When Laxmi heard of the Association for Craft Producers (ACP) and the work that they were doing to help women earn income through their skills, she approached them and asked if they would help her to put her loom back together, help her to market her weaving, and help her earn money she could use to send her children to school. ACP agreed, and Laxmi became a part of the ACP team doing traditional cloth weaving and teaching other women to weave.

Meera Bhattarai, the founder and General Manager of ACP, recalls that when Laxmi received her first pay for her work, and she received the money in her hand, she cried. Meera asked her why she was crying and she explained because she had never before had power in her life and now she did. ACP helped Laxmi save the money she earned, and she used it to send her three children to good schools. Laxmi herself had never had the opportunity to be educated but she understood its value, particularly for girls. As a result, she sent her girl child as well as her boys to the same quality of school. Eventually, all of her children, with her money and encouragement, earned college level degrees.

When Laxmi first went to ACP and started to earn her own money, other women in her village became interested in what she was doing and wanted to be involved. With ACP's help, Laxmi eventually organized sixty other women in her village to begin weaving, earning income and saving it on their own. Laxmi's work has brought economic viability and a huge change to the status of women in her village.

Women have more say in their families’ decision making, and have been able to influence the education and health of their children, particularly their girl children. One interesting and telling feature is that their weaving group now also employs men of the village, one of which is Laxmi's husband. Since Laxmi is the group leader, her husband now works under her leadership. This would have been unheard of in years passed, but is welcome now because the men have been able to see the great economic benefits the women's work has brought to their village.

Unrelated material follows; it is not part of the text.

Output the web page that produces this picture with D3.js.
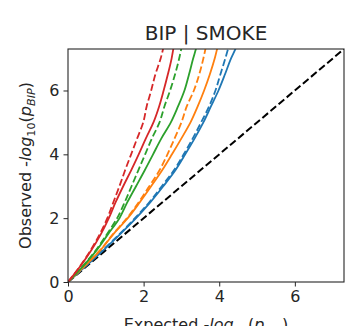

This is true social change and social justice at work, and it has come through the women's courage and willingness to take the lead and through partnerships with fair trade groups and importers giving them access to the opportunity.

Laxmi's daughter, Sudha, who was educated with the money her mother had earned and saved, ended up not only learning the traditional weaving skills of her mother, but also getting a Masters Degree in Social Work. After graduation, Sudha worked for the Nepali government in a programme for the blind. After several years of this work she realised that the most important social work she had ever seen was the work that her mother had done with the women weavers in her village to help raise their status through income generation. Sudha decided that this was the work that she really wanted to do, so she returned to her village and has now taken over working with the weavers’ group to help market their products through ACP, and provide for more training and help for the women.